Most conversations about decentralized storage start with technology. Faster reads, higher replication, better cryptography. Those things matter, but they’re rarely the reason long-lived systems fail.
What usually breaks first isn’t the tech. It’s the economics behind reliability.
Over time, incentives weaken. Attention fades. Operators stop optimizing. Systems that looked technically solid begin behaving unpredictably — not because the design was wrong, but because staying reliable stopped being worth the effort.
Walrus feels different because it starts from that reality instead of avoiding it.
Instead of asking how to make storage technically perfect, Walrus asks a harder question: how do you make reliability affordable when participation is uneven and enthusiasm declines?
That shift in framing changes everything.
Many storage systems assume reliability naturally emerges from replication. Store enough copies, distribute them widely, and availability should take care of itself. In practice, replication only works as long as people are motivated to maintain it.
When incentives soften, replication quietly degrades. Nodes underperform. Fragments disappear. Recovery grows more expensive. Eventually, the system starts resisting its own maintenance.
Walrus avoids this by refusing to let reliability depend on constant excitement.
Recovery is designed as a routine operation, not a crisis. Data is expected to degrade gradually. Fragments are expected to go missing. The system is built so repairing that damage remains cheap, localized, and predictable.
That predictability is economic, not technical.
When recovery requires massive bandwidth spikes or perfect coordination, operators are suddenly asked to do more work for the same reward. Over time, that pressure drives people away. Walrus smooths that curve. Recovery doesn’t demand heroics. It rebuilds only what’s missing and keeps costs bounded.
Governance follows the same logic.
Instead of fast, tightly synchronized transitions, Walrus uses deliberate, multi-stage epoch changes. Responsibility overlaps. Transitions take longer, but they avoid sharp coordination cliffs.
From a purely technical perspective, this looks inefficient. From an economic perspective, it’s stabilizing.
Fast transitions concentrate risk. Slow transitions distribute it. Walrus accepts slower governance in exchange for continuity when participation becomes uneven — which it always does.
Even privacy fits this economic framing.
Rather than relying on off-chain enforcement or social agreements, Walrus embeds access rules directly into the system. Programmable privacy ensures permissions survive changes in teams, tooling, and usage patterns.
That reduces long-term maintenance cost. Rules don’t need to be remembered, re-explained, or renegotiated. They remain enforceable without constant coordination.
The Tusky shutdown illustrated this clearly. When the frontend disappeared, the data didn’t become an emergency. There was no scramble to reconstruct context. The system behaved normally because reliability wasn’t dependent on external components continuing to exist.

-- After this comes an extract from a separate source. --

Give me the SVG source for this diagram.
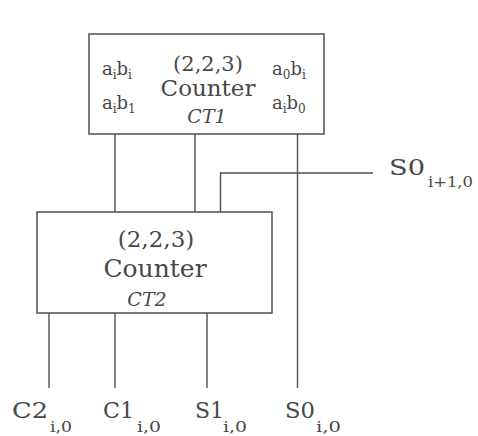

That’s not luck. That’s design.
Staking incentives reinforce this approach. Participants are rewarded for consistency over time, not short bursts of activity. The system doesn’t require constant growth to remain coherent.
Looking forward, this matters more as data patterns become uneven. AI datasets, archives, and long-lived application state sit idle for long periods, then suddenly demand correctness. Systems optimized for constant use struggle with that reality. Systems optimized for affordable recovery handle it naturally.
Walrus isn’t trying to be the fastest or the loudest. It’s trying to make reliability something people can afford to provide over years, not weeks.
Infrastructure rarely fails because the technology stops working. It fails because staying reliable becomes too expensive.
Walrus treats that as the core problem — and builds from there.